Leidt de president het geding dan niet? In zoverre niet, dat wat hij in verband met de orde toestaan kan in de Hausordnung van de omringende gevangenis bepaald is. Dat maakt de president bij die allereerste zitting iedereen duidelijk. Toen de advokaat Croissant, die uitgesloten zou worden, vroeg om die Hausordnung eens te mogen inzien, antwoordde de president: die heb ik niet. Hij had hem ook nog nooit gezien, moest hij op een volgende vraag van Croissant antwoorden.

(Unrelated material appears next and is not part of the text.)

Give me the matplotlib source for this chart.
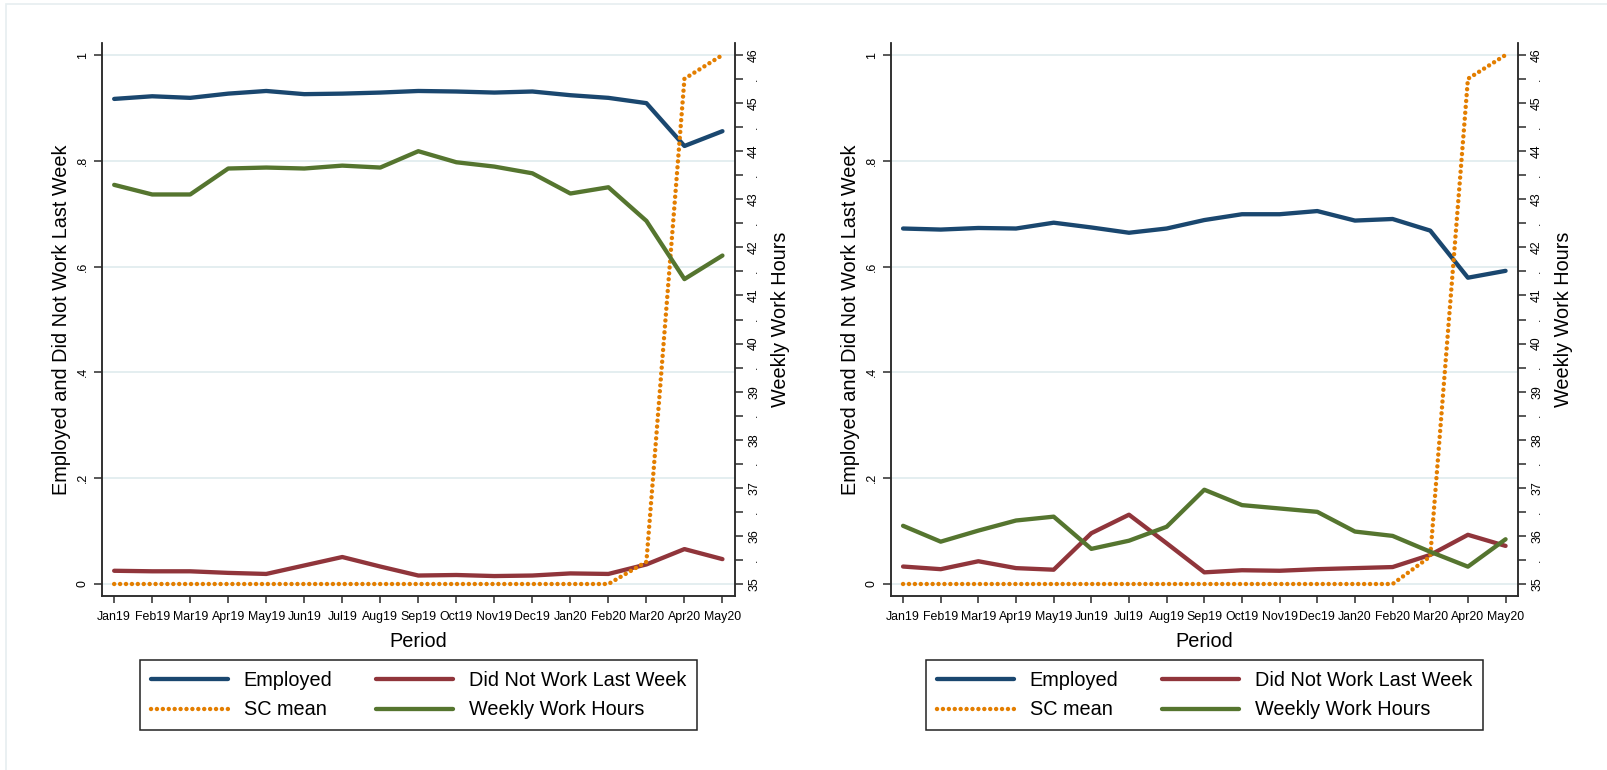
import matplotlib
matplotlib.use("Agg")
import matplotlib.pyplot as plt
from matplotlib.patches import Rectangle

plt.rcParams['font.family'] = ['Liberation Sans', 'DejaVu Sans']

periods = ["Jan19", "Feb19", "Mar19", "Apr19", "May19", "Jun19", "Jul19", "Aug19",
           "Sep19", "Oct19", "Nov19", "Dec19", "Jan20", "Feb20", "Mar20", "Apr20", "May20"]

# Left panel
employed_a = [0.917, 0.922, 0.919, 0.927, 0.932, 0.926, 0.927, 0.929, 0.932, 0.931,
              0.929, 0.931, 0.924, 0.919, 0.909, 0.828, 0.856]
notwork_a = [0.025, 0.024, 0.024, 0.021, 0.019, 0.035, 0.051, 0.033, 0.016, 0.017,
             0.015, 0.016, 0.020, 0.019, 0.037, 0.066, 0.047]
sc_a = [0, 0, 0, 0, 0, 0, 0, 0, 0, 0, 0, 0, 0, 0, 0.042, 0.955, 1.0]
hours_a = [43.30, 43.10, 43.10, 43.64, 43.66, 43.64, 43.70, 43.66, 44.00, 43.77,
           43.68, 43.54, 43.12, 43.25, 42.55, 41.34, 41.83]

# Right panel
employed_b = [0.672, 0.670, 0.673, 0.672, 0.683, 0.674, 0.664, 0.672, 0.688, 0.699,
              0.699, 0.705, 0.687, 0.690, 0.668, 0.579, 0.592]
notwork_b = [0.033, 0.028, 0.043, 0.030, 0.027, 0.096, 0.131, 0.077, 0.022, 0.026,
             0.025, 0.028, 0.030, 0.032, 0.055, 0.093, 0.072]
sc_b = [0, 0, 0, 0, 0, 0, 0, 0, 0, 0, 0, 0, 0, 0, 0.052, 0.955, 1.0]
hours_b = [36.21, 35.88, 36.11, 36.32, 36.40, 35.73, 35.90, 36.19, 36.96, 36.64,
           36.57, 36.50, 36.09, 36.00, 35.67, 35.36, 35.93]

left_ticks = [0, 0.2, 0.4, 0.6, 0.8, 1.0]
left_ticklabels = ["0", ".2", ".4", ".6", ".8", "1"]
right_ticks = [35 + 0.5 * i for i in range(23)]
right_ticklabels = [str(int(v)) if float(v).is_integer() else "." for v in right_ticks]

C_EMP = "#1a476f"
C_NW = "#90353b"
C_SC = "#e37e00"
C_HRS = "#55752f"
C_GRID = "#e4eef0"
C_SPINE = "#2b2b2b"

W, H = 1607, 770
fig = plt.figure(figsize=(W / 100, H / 100), dpi=100)

# faint outer frame
fig.patches.append(Rectangle((6 / W, -0.01), 1.02, 1.01 - 4 / H, transform=fig.transFigure,
                             fill=False, edgecolor="#e6eef0", lw=1.2))

panels = [
    (102, 735, employed_a, notwork_a, sc_a, hours_a),
    (891, 1518, employed_b, notwork_b, sc_b, hours_b),
]

LW = 3.1
TITLE_FS = 14.3
top_px, bot_px = 43, 596
for (x0, x1, emp, nw, sc, hrs) in panels:
    ax = fig.add_axes([x0 / W, 1 - bot_px / H, (x1 - x0) / W, (bot_px - top_px) / H])
    ax2 = ax.twinx()
    x = list(range(len(periods)))

    ax.set_axisbelow(True)
    ax.yaxis.grid(True, color=C_GRID, lw=1.4)
    ax.xaxis.grid(False)

    l1, = ax.plot(x, emp, color=C_EMP, lw=LW, solid_capstyle='round', solid_joinstyle='round',
                  label="Employed", zorder=3)
    l2, = ax.plot(x, nw, color=C_NW, lw=LW, solid_capstyle='round', solid_joinstyle='round',
                  label="Did Not Work Last Week", zorder=3)
    l3, = ax.plot(x, sc, color=C_SC, lw=3.2, linestyle=(0, (0.01, 1.32)),
                  dash_capstyle='round', label="SC mean", zorder=4)
    l4, = ax2.plot(x, hrs, color=C_HRS, lw=LW, solid_capstyle='round', solid_joinstyle='round',
                   label="Weekly Work Hours", zorder=3)

    ax.set_xlim(-0.32, len(periods) - 1 + 0.33)
    ax.set_ylim(-0.0227, 1.0227)
    ax2.set_ylim(34.75, 46.25)

    ax.set_xticks(x)
    ax.set_xticklabels(periods, fontsize=8.9)
    ax.set_yticks(left_ticks)
    ax.set_yticklabels(left_ticklabels, fontsize=8.9, rotation=90, va='center')
    ax2.set_yticks(right_ticks)
    ax2.set_yticklabels(right_ticklabels, fontsize=8.9, rotation=90, va='center')

    ax.tick_params(axis='x', length=5, width=1.1, color=C_SPINE, pad=6)
    ax.tick_params(axis='y', length=5.5, width=1.1, color=C_SPINE, pad=4)
    ax2.tick_params(axis='y', length=5.5, width=1.1, color=C_SPINE, pad=4)

    for a in (ax, ax2):
        a.spines['top'].set_visible(False)
        for s in ('left', 'right', 'bottom'):
            a.spines[s].set_color(C_SPINE)
            a.spines[s].set_linewidth(1.1)
    ax.patch.set_visible(False)

    ax.set_xlabel("Period", fontsize=TITLE_FS, labelpad=6)
    ax.set_ylabel("Employed and Did Not Work Last Week", fontsize=TITLE_FS, labelpad=4)
    ax2.set_ylabel("Weekly Work Hours", fontsize=TITLE_FS, labelpad=8)

    cx = (x0 + x1) / 2 / W
    leg = fig.legend(handles=[l1, l3, l2, l4], ncol=2, loc='center',
                     bbox_to_anchor=(cx, 1 - 695 / H), fontsize=TITLE_FS, frameon=True,
                     fancybox=False, edgecolor="#222222", framealpha=1,
                     handlelength=3.9, handletextpad=0.76, columnspacing=2.2,
                     labelspacing=0.55, borderpad=0.55)
    leg.get_frame().set_linewidth(1.1)

fig.savefig("out.png", dpi=100, facecolor="white")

Ik zou maar niet bezorgd zijn over Baader en Meinhof. Reserveer je zorg voor het Duitsland van Strauss. De verloedering van de duitse justitie was ‘Voraussetzung’ en ‘Quellgrund’ van het Derde Rijk, lees Brachers inleiding tot ‘Politische Justiz 1918-1933’ van H. en E. Hannover (1966). En wees blij met Baader-Meinhof, want zij waarschuwen Europa tegen het Vierde Rijk, al offeren zij zich daarmee op.